Exercise requirements: Look through the data below and return each line where "page" appears.

Provided material:
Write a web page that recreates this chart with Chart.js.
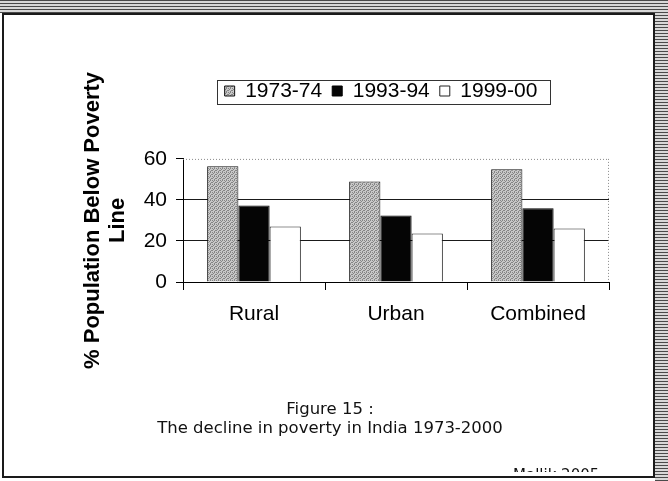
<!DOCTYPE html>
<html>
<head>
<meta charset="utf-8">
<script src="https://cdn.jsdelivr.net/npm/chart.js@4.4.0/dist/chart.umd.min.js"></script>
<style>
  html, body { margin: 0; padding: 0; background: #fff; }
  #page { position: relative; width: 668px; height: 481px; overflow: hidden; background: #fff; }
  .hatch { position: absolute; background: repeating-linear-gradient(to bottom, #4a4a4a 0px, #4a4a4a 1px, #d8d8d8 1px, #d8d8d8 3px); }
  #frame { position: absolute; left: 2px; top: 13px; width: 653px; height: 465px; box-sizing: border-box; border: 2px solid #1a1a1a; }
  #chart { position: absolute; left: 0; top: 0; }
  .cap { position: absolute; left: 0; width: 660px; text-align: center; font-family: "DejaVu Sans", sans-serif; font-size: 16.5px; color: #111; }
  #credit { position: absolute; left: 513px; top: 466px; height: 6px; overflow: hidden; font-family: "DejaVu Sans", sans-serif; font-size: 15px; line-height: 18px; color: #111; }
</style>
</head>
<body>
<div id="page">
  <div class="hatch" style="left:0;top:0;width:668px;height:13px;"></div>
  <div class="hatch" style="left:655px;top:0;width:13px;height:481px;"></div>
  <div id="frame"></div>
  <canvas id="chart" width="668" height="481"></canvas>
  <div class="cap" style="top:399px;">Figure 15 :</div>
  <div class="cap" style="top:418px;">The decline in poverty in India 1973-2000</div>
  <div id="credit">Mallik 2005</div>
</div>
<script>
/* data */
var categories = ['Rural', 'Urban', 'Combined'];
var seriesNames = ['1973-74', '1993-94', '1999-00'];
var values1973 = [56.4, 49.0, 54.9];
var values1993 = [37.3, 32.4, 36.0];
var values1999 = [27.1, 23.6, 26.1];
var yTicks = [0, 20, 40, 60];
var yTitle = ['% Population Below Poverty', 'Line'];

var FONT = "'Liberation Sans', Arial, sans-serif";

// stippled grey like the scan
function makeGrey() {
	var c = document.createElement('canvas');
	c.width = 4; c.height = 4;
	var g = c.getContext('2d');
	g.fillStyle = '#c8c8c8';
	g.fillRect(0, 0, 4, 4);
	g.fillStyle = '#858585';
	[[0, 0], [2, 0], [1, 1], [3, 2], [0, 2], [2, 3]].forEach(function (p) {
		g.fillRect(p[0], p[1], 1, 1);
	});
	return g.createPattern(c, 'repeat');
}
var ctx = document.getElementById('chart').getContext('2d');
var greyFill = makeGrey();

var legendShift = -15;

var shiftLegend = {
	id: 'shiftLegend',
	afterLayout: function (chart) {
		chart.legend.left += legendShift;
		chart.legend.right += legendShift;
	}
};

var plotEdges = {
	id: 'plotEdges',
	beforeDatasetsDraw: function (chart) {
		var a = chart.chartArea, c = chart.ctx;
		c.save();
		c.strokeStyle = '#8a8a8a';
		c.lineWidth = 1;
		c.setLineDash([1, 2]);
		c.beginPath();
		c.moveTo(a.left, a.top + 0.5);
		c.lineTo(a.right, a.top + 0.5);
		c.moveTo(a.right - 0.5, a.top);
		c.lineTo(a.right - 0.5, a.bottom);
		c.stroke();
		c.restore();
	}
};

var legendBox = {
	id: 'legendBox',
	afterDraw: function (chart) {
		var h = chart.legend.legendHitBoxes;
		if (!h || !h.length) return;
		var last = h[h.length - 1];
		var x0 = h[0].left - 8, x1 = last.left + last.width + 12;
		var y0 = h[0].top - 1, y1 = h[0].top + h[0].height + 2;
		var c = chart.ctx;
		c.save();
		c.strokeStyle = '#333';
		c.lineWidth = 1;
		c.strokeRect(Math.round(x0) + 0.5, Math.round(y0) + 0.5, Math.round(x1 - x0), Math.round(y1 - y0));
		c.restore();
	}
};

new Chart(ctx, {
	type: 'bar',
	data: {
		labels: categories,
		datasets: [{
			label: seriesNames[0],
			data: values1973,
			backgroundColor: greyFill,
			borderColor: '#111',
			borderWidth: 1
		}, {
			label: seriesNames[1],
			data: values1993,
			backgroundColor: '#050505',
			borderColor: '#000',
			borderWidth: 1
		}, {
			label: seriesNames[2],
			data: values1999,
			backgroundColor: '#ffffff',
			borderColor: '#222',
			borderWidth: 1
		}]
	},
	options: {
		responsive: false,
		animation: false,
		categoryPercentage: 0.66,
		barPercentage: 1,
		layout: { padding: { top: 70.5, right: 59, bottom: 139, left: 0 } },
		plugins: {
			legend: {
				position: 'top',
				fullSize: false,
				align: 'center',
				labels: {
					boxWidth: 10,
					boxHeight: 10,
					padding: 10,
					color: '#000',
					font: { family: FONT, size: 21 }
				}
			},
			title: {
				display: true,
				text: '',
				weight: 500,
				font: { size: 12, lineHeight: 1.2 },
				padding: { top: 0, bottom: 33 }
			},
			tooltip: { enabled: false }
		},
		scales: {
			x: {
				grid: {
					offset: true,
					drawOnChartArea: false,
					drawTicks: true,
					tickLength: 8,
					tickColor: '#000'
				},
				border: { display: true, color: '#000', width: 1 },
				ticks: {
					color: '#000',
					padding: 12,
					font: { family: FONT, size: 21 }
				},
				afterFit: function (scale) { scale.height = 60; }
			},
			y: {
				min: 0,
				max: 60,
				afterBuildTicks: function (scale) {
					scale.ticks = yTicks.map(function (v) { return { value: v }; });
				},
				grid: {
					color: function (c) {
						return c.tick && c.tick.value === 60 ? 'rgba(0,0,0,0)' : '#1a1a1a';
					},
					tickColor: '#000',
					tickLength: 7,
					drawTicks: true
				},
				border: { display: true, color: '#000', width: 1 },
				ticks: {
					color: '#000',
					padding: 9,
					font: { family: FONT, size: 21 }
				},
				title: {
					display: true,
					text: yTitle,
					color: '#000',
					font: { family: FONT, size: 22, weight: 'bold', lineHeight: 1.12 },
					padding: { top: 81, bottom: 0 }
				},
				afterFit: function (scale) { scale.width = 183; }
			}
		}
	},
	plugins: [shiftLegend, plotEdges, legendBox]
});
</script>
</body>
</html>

Reply:
Write a web page that recreates this chart with Chart.js.
  #page { position: relative; width: 668px; height: 481px; overflow: hidden; background: #fff; }
<div id="page">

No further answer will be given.